Histories of the cinema usually cite The Great Train Robbery, directed by Edwin S. Porter for the Edison Company in 1903, as the first Western film ever made. But it depends what we mean by a film.

?From 1894 onwards Thomas Edison produced a considerable amount of documentary footage showing scenes of Western life. Some of this material, made for projection in the Kinetoscope, featured Buffalo Bill Cody and his Wild West. There were also Indian scenes, shots of cowboys at work and scenic views. Two films made by the Edison Company in?? 1898 are probably the first to make the crucial leap from the actuality film, which dominated in the very early years of the cinema, to the drama film which succeeded it and upon which Hollywood was to he founded. In the first, entitled Poker at Dawson City, four people are sitting round a table playing cards and cheating. A fight breaks out. This is, however minimally, a narrative. And though only the film's title anchors it firmly to a Western setting, card-playing and fistfights were to prove recurrent motifs in the Western.

The other title from 1898 is very similar but somewhat better known. In Cripple Creek Bar-room people are drinking in a bar. When they get drunk the barmaid throws them out. As with Poker at Dawson City, it is the title which does most to establish the location. (Cripple Creek was the biggest gold strike in Colorado. Mining began in 1890 and peaked in 1901, and the Edison film is therefore contemporary with the scene it represents.) But the costumes also make a gesture towards a distinctively Western style. One or two of the hats show a cowboy influence and one character is dressed in top hat, white shirt and black coat, the traditional garb of the gambler.

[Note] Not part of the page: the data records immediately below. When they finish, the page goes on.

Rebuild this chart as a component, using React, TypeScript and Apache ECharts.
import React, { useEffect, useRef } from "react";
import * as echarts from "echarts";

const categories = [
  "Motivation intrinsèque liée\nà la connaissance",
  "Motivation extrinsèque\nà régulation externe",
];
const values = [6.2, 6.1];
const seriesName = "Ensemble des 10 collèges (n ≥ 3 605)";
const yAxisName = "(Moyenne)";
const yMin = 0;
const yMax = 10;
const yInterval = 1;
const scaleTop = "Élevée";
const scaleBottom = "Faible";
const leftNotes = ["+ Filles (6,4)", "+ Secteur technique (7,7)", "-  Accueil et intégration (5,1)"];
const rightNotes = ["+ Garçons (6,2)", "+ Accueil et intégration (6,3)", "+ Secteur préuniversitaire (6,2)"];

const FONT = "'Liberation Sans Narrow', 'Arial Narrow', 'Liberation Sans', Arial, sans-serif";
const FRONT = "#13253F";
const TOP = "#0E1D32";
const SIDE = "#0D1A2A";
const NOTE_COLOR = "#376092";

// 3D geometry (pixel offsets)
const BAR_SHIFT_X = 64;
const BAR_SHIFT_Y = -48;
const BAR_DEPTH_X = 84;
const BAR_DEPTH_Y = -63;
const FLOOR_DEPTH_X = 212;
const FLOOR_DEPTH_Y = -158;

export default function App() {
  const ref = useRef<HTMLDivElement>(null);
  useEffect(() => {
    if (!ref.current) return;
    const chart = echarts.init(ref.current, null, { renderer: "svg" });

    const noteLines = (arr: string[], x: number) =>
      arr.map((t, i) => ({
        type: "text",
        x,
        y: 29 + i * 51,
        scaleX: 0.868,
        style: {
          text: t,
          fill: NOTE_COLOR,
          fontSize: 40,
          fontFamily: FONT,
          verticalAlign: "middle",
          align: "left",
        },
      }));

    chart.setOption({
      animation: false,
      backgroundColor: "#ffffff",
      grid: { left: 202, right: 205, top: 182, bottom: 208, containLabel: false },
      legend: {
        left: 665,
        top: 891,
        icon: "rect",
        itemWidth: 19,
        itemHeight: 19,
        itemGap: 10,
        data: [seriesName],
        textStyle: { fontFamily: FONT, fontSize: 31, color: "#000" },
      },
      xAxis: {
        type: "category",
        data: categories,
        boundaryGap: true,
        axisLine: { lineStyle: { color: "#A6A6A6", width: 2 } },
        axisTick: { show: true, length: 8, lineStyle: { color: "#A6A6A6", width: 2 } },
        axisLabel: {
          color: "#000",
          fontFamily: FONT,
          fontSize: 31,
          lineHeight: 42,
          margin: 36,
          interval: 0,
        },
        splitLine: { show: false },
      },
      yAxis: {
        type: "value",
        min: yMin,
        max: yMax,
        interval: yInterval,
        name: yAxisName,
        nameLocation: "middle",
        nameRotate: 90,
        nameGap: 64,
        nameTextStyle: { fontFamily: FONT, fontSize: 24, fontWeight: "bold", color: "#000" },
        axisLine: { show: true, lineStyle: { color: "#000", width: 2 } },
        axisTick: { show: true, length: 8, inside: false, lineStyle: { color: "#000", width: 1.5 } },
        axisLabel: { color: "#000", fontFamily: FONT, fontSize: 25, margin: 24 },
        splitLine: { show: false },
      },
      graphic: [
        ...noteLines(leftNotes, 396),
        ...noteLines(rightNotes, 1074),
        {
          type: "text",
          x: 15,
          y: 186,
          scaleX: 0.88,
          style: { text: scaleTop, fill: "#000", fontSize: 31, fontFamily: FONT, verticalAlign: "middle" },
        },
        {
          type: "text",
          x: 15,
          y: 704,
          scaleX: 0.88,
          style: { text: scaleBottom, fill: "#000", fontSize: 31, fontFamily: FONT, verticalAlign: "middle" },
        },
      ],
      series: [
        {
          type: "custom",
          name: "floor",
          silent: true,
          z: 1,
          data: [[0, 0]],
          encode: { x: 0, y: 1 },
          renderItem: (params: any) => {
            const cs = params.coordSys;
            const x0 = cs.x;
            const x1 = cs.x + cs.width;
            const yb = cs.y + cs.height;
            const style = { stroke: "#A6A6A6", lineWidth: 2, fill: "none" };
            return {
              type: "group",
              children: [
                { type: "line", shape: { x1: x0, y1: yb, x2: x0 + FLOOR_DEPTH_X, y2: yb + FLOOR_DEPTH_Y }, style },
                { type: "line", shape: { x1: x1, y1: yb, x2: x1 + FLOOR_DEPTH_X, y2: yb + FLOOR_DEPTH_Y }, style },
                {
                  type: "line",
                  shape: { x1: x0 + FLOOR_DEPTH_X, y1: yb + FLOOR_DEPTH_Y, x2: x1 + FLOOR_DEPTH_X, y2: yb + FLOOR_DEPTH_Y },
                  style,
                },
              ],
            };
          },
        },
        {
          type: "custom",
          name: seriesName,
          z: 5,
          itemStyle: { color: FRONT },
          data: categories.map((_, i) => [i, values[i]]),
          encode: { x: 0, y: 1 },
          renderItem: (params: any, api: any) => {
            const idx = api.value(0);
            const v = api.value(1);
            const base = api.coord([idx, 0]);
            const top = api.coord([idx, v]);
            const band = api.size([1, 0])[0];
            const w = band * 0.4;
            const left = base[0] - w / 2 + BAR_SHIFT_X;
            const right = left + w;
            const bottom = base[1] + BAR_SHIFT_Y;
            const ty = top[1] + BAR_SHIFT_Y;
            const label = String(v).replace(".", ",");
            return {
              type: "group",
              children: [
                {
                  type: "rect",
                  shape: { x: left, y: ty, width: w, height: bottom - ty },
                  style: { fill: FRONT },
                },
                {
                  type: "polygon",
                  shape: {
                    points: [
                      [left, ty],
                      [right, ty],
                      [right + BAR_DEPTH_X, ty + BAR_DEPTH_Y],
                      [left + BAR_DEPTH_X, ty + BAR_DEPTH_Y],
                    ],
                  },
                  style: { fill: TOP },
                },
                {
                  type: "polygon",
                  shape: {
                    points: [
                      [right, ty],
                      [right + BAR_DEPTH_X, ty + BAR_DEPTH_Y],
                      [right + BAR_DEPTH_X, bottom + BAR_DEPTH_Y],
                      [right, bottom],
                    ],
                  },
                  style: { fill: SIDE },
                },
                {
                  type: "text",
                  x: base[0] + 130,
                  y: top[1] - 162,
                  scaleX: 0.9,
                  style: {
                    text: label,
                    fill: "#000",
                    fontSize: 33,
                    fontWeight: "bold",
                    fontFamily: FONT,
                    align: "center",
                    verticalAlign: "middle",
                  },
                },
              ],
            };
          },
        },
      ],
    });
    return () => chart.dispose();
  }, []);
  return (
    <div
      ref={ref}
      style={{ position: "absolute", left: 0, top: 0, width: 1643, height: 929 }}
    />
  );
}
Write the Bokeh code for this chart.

There is no denying that The Great Train Robbery is a major advance on such productions. It has genuine outdoor locations (though not authentically Western ones - it was shot on the Delaware and Lackawanna Railroad in New Jersey). Its narrative is far more developed. It incorporates into its ten minutes running time many of the motifs which were to become familiar to cinema audiences the world over: train robbery itself (raised to an art by the James gang in the 1870s and soon to become a perennial in Western films), some fisticuffs, a chase on horseback, a scene of a dude being forced to dance at gunpoint, and the final shootout. All that is lacking is for the cyphers who carry out the action to be developed into characters.